──────── Stored data

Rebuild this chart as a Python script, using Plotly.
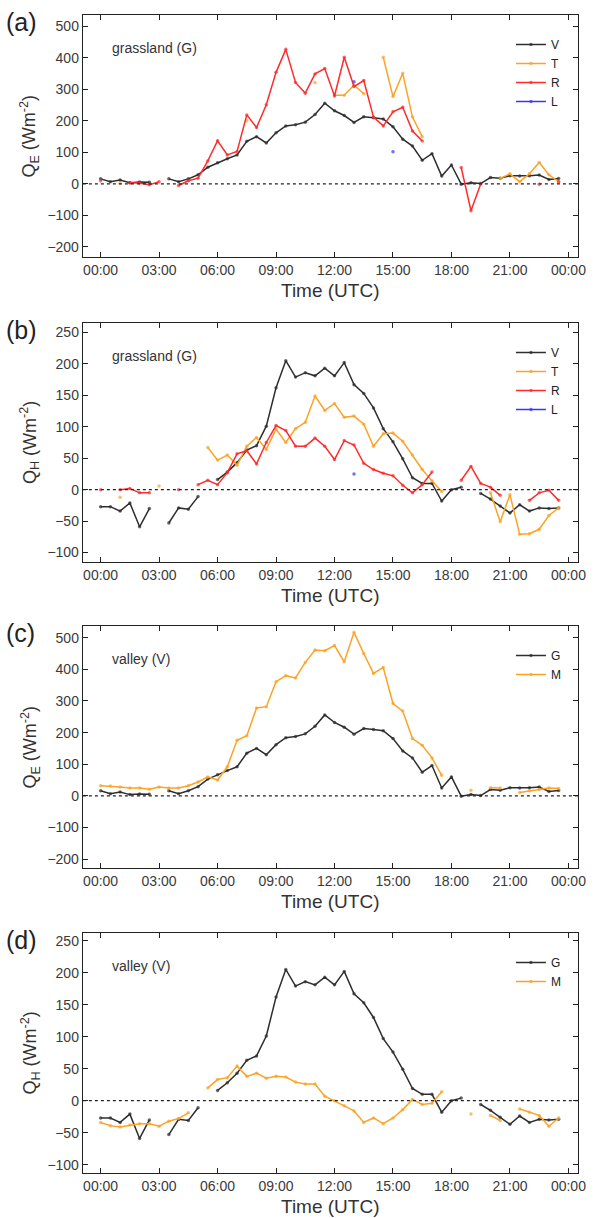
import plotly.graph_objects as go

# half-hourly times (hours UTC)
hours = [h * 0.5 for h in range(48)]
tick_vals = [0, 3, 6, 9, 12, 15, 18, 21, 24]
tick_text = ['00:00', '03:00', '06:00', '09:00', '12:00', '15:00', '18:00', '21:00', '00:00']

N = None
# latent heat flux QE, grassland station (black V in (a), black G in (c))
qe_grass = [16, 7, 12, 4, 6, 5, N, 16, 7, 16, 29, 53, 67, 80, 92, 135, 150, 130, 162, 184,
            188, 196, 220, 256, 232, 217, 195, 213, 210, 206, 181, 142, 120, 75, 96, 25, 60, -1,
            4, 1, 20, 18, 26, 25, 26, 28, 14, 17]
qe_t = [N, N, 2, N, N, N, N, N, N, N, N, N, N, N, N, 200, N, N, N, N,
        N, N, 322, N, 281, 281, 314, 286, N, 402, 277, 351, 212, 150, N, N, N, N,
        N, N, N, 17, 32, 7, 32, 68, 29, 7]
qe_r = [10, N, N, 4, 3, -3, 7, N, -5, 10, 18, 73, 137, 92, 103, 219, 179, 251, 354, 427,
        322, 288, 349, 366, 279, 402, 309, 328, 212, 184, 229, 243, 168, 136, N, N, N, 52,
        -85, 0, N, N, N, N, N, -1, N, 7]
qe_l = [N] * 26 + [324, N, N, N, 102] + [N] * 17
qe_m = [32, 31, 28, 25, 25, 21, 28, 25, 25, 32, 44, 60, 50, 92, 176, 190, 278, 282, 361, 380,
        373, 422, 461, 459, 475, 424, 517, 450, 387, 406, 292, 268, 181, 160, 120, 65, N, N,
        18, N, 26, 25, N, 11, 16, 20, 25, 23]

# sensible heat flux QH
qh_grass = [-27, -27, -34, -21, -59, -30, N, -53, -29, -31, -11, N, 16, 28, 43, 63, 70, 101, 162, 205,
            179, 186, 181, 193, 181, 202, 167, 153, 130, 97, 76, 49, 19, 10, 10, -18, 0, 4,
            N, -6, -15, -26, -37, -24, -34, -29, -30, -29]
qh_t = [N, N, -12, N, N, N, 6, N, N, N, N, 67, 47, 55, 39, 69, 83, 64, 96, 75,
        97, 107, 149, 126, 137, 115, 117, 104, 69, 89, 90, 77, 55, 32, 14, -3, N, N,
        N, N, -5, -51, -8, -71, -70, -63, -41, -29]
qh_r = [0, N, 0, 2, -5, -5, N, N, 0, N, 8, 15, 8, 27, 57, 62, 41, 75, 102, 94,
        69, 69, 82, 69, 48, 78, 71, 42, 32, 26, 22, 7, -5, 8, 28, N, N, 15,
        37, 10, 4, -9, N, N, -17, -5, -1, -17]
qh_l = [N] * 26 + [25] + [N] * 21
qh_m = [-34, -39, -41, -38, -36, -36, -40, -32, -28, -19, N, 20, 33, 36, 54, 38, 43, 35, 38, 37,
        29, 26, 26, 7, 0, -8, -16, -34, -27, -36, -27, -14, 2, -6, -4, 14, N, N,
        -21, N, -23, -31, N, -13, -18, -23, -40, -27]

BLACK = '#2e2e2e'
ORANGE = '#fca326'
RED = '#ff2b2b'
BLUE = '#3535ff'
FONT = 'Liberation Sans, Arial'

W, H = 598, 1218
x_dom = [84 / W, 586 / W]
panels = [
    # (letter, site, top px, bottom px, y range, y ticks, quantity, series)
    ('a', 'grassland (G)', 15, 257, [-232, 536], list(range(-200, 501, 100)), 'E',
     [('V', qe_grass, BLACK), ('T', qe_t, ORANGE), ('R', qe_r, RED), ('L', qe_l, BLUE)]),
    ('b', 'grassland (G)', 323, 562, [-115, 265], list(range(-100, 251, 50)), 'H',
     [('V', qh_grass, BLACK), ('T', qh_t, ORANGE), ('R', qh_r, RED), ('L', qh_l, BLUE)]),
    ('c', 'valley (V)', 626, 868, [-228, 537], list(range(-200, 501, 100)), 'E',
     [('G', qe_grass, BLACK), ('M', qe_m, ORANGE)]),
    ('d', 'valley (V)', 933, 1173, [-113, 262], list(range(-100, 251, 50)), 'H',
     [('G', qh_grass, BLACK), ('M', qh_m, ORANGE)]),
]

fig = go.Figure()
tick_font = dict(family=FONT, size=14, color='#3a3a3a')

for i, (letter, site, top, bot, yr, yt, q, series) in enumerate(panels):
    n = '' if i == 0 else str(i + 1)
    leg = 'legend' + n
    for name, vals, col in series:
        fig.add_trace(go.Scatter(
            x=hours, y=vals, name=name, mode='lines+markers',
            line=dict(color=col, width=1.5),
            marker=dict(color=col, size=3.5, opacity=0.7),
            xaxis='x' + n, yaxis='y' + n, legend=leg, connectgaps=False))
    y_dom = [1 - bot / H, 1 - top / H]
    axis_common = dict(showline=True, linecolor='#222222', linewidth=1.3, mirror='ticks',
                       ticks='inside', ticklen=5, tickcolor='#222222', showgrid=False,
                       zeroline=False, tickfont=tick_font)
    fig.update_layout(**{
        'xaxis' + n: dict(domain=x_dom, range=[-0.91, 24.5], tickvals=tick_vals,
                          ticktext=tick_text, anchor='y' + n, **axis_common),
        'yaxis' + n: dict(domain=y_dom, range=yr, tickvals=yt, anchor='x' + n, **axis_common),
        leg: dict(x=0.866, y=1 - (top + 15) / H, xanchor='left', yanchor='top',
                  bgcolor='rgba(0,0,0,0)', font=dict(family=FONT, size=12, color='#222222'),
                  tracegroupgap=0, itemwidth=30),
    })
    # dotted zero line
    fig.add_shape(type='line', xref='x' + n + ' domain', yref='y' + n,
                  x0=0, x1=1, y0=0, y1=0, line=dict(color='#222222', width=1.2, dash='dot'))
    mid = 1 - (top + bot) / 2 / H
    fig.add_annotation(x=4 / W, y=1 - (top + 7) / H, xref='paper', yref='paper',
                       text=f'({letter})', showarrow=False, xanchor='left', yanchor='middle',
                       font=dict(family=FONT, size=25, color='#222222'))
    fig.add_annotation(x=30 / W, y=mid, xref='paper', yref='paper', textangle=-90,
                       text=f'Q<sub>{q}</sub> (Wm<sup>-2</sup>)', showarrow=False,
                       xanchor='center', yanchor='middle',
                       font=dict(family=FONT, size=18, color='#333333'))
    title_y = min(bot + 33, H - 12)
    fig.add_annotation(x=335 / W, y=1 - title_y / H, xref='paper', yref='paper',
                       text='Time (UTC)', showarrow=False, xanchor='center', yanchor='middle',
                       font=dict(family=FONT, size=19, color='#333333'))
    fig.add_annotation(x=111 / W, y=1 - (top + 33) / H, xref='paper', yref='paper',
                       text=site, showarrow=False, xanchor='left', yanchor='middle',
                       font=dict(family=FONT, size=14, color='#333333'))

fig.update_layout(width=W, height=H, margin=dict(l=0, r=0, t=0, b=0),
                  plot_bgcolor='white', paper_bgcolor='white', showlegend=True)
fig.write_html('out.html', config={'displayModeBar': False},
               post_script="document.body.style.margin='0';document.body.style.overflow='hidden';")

────────────────

Task brief » Transcribe the material exactly, keeping every word and none of the pictures.

Exercise output »
Rebuild this chart as a Python script, using Plotly.
import plotly.graph_objects as go

# half-hourly times (hours UTC)
hours = [h * 0.5 for h in range(48)]
tick_vals = [0, 3, 6, 9, 12, 15, 18, 21, 24]
tick_text = ['00:00', '03:00', '06:00', '09:00', '12:00', '15:00', '18:00', '21:00', '00:00']

N = None
# latent heat flux QE, grassland station (black V in (a), black G in (c))
qe_grass = [16, 7, 12, 4, 6, 5, N, 16, 7, 16, 29, 53, 67, 80, 92, 135, 150, 130, 162, 184,
            188, 196, 220, 256, 232, 217, 195, 213, 210, 206, 181, 142, 120, 75, 96, 25, 60, -1,
            4, 1, 20, 18, 26, 25, 26, 28, 14, 17]
qe_t = [N, N, 2, N, N, N, N, N, N, N, N, N, N, N, N, 200, N, N, N, N,
        N, N, 322, N, 281, 281, 314, 286, N, 402, 277, 351, 212, 150, N, N, N, N,
        N, N, N, 17, 32, 7, 32, 68, 29, 7]
qe_r = [10, N, N, 4, 3, -3, 7, N, -5, 10, 18, 73, 137, 92, 103, 219, 179, 251, 354, 427,
        322, 288, 349, 366, 279, 402, 309, 328, 212, 184, 229, 243, 168, 136, N, N, N, 52,
        -85, 0, N, N, N, N, N, -1, N, 7]
qe_l = [N] * 26 + [324, N, N, N, 102] + [N] * 17
qe_m = [32, 31, 28, 25, 25, 21, 28, 25, 25, 32, 44, 60, 50, 92, 176, 190, 278, 282, 361, 380,
        373, 422, 461, 459, 475, 424, 517, 450, 387, 406, 292, 268, 181, 160, 120, 65, N, N,
        18, N, 26, 25, N, 11, 16, 20, 25, 23]

# sensible heat flux QH
qh_grass = [-27, -27, -34, -21, -59, -30, N, -53, -29, -31, -11, N, 16, 28, 43, 63, 70, 101, 162, 205,
            179, 186, 181, 193, 181, 202, 167, 153, 130, 97, 76, 49, 19, 10, 10, -18, 0, 4,
            N, -6, -15, -26, -37, -24, -34, -29, -30, -29]
qh_t = [N, N, -12, N, N, N, 6, N, N, N, N, 67, 47, 55, 39, 69, 83, 64, 96, 75,
        97, 107, 149, 126, 137, 115, 117, 104, 69, 89, 90, 77, 55, 32, 14, -3, N, N,
        N, N, -5, -51, -8, -71, -70, -63, -41, -29]
qh_r = [0, N, 0, 2, -5, -5, N, N, 0, N, 8, 15, 8, 27, 57, 62, 41, 75, 102, 94,
        69, 69, 82, 69, 48, 78, 71, 42, 32, 26, 22, 7, -5, 8, 28, N, N, 15,
        37, 10, 4, -9, N, N, -17, -5, -1, -17]
qh_l = [N] * 26 + [25] + [N] * 21
qh_m = [-34, -39, -41, -38, -36, -36, -40, -32, -28, -19, N, 20, 33, 36, 54, 38, 43, 35, 38, 37,
        29, 26, 26, 7, 0, -8, -16, -34, -27, -36, -27, -14, 2, -6, -4, 14, N, N,
        -21, N, -23, -31, N, -13, -18, -23, -40, -27]

BLACK = '#2e2e2e'
ORANGE = '#fca326'
RED = '#ff2b2b'
BLUE = '#3535ff'
FONT = 'Liberation Sans, Arial'

W, H = 598, 1218
x_dom = [84 / W, 586 / W]
panels = [
    # (letter, site, top px, bottom px, y range, y ticks, quantity, series)
    ('a', 'grassland (G)', 15, 257, [-232, 536], list(range(-200, 501, 100)), 'E',
     [('V', qe_grass, BLACK), ('T', qe_t, ORANGE), ('R', qe_r, RED), ('L', qe_l, BLUE)]),
    ('b', 'grassland (G)', 323, 562, [-115, 265], list(range(-100, 251, 50)), 'H',
     [('V', qh_grass, BLACK), ('T', qh_t, ORANGE), ('R', qh_r, RED), ('L', qh_l, BLUE)]),
    ('c', 'valley (V)', 626, 868, [-228, 537], list(range(-200, 501, 100)), 'E',
     [('G', qe_grass, BLACK), ('M', qe_m, ORANGE)]),
    ('d', 'valley (V)', 933, 1173, [-113, 262], list(range(-100, 251, 50)), 'H',
     [('G', qh_grass, BLACK), ('M', qh_m, ORANGE)]),
]

fig = go.Figure()
tick_font = dict(family=FONT, size=14, color='#3a3a3a')

for i, (letter, site, top, bot, yr, yt, q, series) in enumerate(panels):
    n = '' if i == 0 else str(i + 1)
    leg = 'legend' + n
    for name, vals, col in series:
        fig.add_trace(go.Scatter(
            x=hours, y=vals, name=name, mode='lines+markers',
            line=dict(color=col, width=1.5),
            marker=dict(color=col, size=3.5, opacity=0.7),
            xaxis='x' + n, yaxis='y' + n, legend=leg, connectgaps=False))
    y_dom = [1 - bot / H, 1 - top / H]
    axis_common = dict(showline=True, linecolor='#222222', linewidth=1.3, mirror='ticks',
                       ticks='inside', ticklen=5, tickcolor='#222222', showgrid=False,
                       zeroline=False, tickfont=tick_font)
    fig.update_layout(**{
        'xaxis' + n: dict(domain=x_dom, range=[-0.91, 24.5], tickvals=tick_vals,
                          ticktext=tick_text, anchor='y' + n, **axis_common),
        'yaxis' + n: dict(domain=y_dom, range=yr, tickvals=yt, anchor='x' + n, **axis_common),
        leg: dict(x=0.866, y=1 - (top + 15) / H, xanchor='left', yanchor='top',
                  bgcolor='rgba(0,0,0,0)', font=dict(family=FONT, size=12, color='#222222'),
                  tracegroupgap=0, itemwidth=30),
    })
    # dotted zero line
    fig.add_shape(type='line', xref='x' + n + ' domain', yref='y' + n,
                  x0=0, x1=1, y0=0, y1=0, line=dict(color='#222222', width=1.2, dash='dot'))
    mid = 1 - (top + bot) / 2 / H
    fig.add_annotation(x=4 / W, y=1 - (top + 7) / H, xref='paper', yref='paper',
                       text=f'({letter})', showarrow=False, xanchor='left', yanchor='middle',
                       font=dict(family=FONT, size=25, color='#222222'))
    fig.add_annotation(x=30 / W, y=mid, xref='paper', yref='paper', textangle=-90,
                       text=f'Q<sub>{q}</sub> (Wm<sup>-2</sup>)', showarrow=False,
                       xanchor='center', yanchor='middle',
                       font=dict(family=FONT, size=18, color='#333333'))
    title_y = min(bot + 33, H - 12)
    fig.add_annotation(x=335 / W, y=1 - title_y / H, xref='paper', yref='paper',
                       text='Time (UTC)', showarrow=False, xanchor='center', yanchor='middle',
                       font=dict(family=FONT, size=19, color='#333333'))
    fig.add_annotation(x=111 / W, y=1 - (top + 33) / H, xref='paper', yref='paper',
                       text=site, showarrow=False, xanchor='left', yanchor='middle',
                       font=dict(family=FONT, size=14, color='#333333'))

fig.update_layout(width=W, height=H, margin=dict(l=0, r=0, t=0, b=0),
                  plot_bgcolor='white', paper_bgcolor='white', showlegend=True)
fig.write_html('out.html', config={'displayModeBar': False},
               post_script="document.body.style.margin='0';document.body.style.overflow='hidden';")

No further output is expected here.